Opinión Nacional

El padre de los rumores

Tal vez la sociedad no haya dependido de la influencia de los rumores como en nuestros días. En situaciones de inestabilidad la rutina se desenvuelve partiendo de informaciones falsas o de versiones exageradas y estrambóticas de la realidad, pero cuando la vida transcurre dentro de cauces normales es usual que las versiones se atengan a una regularidad. Cuando hay instancias establecidas, operaciones sujetas a normas del dominio público y señales inequívocas que indican cómo comportarse frente a las solicitaciones del medio ambiente desaparece el espacio para explicaciones sin asidero, para datos estrafalarios que desfiguran el entorno en lugar de reflejarlo cabalmente. Llama la atención que tal panorama distinga la conducta de los venezolanos de la actualidad, cuando en apariencia no hay elementos capaces de echar fuego en el pasto de las hablillas y los murmullos.

A través de la historia sobran los testimonios para explicar la multiplicación de las lecturas distorsionadas de la realidad cuando se vive un teatro de violencia y guerra, o cuando se espera un sacudimiento. Es clásica la comprensión de los miedos que precedieron a la Revolución Francesa como producto de las conminaciones que manaban del medio ambiente en la víspera de su metamorfosis. Eran tan dispersas y diversas las fuerzas orientadas a cambiar el sistema, que a la gente común no le quedaba más remedio que interpretarlas en forma desenfrenada para evitar o disimular un arrollamiento. De allí la aparición de actitudes irracionales que se reiteraban con inusual constancia. Durante la Independencia abundó este tipo de actitudes, en especial en el lapso de la Guerra a Muerte. Desaparecidas la legalidad de la monarquía y las primeras regulaciones republicanas, las comunidades dependieron de su imaginación para descifrar a su modo y de manera disparatada numerosos trances. La Federación ha dejado infinitos datos sobre esas inteligencias hiperbólicas de lo que entonces ocurría. Pero se trata de reacciones que desaparecen o se reducen a expresiones mínimas cuando las sociedades recuperan la paz. El sosiego es un eficaz antídoto contra el veneno de las leyendas retorcidas que parecen sensatas, a menos que se viva en la república de las letras.

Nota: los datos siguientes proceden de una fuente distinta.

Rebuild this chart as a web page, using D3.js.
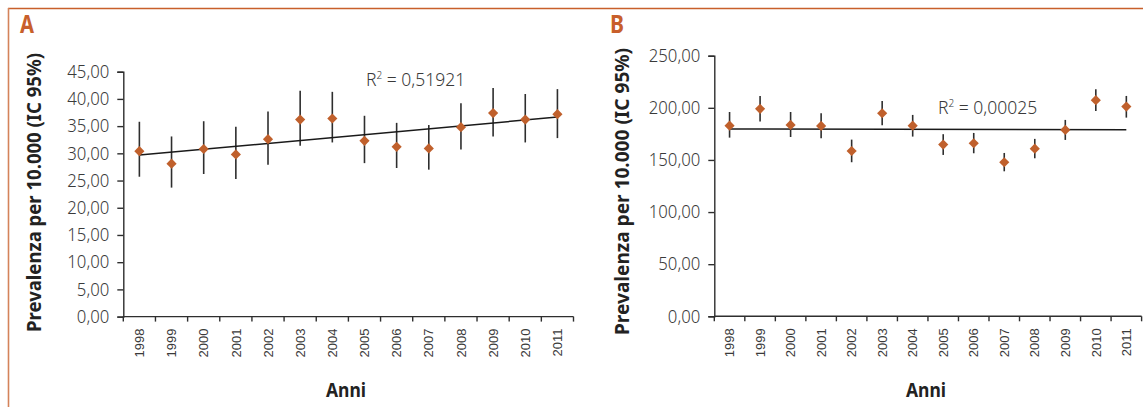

Hoy no se siente la amenaza de un ejército sanguinario, ni la inminencia de una catástrofe como las comentadas, pero sobra la sinrazón en el entendimiento de la vida. La apariencia de unos hábitos que se desenvuelven sin sobresaltos de envergadura no calza con una letanía de comadreos y anécdotas atrabiliarias en cuyo tamiz se quiere filtrar el examen de las cercanías. La sensación de que existe un orden tolerado por la generalidad de las personas y unas reglas con las cuales uno se puede manejar sin la inminencia de situaciones desesperadas, no se compadece con la avalancha de análisis desmesurados y usualmente ridículos que se han vuelto costumbre. Sólo el imperio de la delincuencia, cada vez más cercano a la gente sencilla y cada vez más impune, facilita el acceso a esas versiones de la cotidianidad que fraguan un rompecabezas de situaciones y sujetos patéticos de cuya trama dependerá el destino. La existencia de una rutina en la cual todos podemos reconocernos no sirve para impedir la determinación del rumor sobre la marcha de la vida, en suma. Curiosa situación si consideramos, por ejemplo, que el gobierno apenas está iniciando un nuevo capítulo de su gestión al cual llegó por el camino de la normalidad más normal de las repúblicas y a través de las leyes más legales del establecimiento, es decir, por la vía menos expedita para conceder espacio a cacareos sin fundamento.

Pero los venezolanos no estamos locos. Algo debe suceder de veras para bailar al son de un anecdotario truculento. Las rutinas no son tan llevaderas como se observan en la superficie. La sociabilidad de talante pacífico es un espejismo. ¿Nuestra normalidad no será apenas un asunto de pellejo? ¿No será que la procesión anda por dentro porque un campanero hace los repiques según su conveniencia? Los rumores pueden ser inducidos por quien sale ganando en medio de la confusión, por el taimado mercader que vende engañifas con un atractivo anzuelo cuya carnada evita el descubrimiento de una tragedia. Pero también pueden ser la consecuencia de una propuesta tornadiza que empieza todas las noches mientras se esfuman las promesas de la mañana. De allí la proclamación de sucesivos fines de mundo que, si no nos lleva directamente a la guerra, nos mantiene en escaramuza permanente.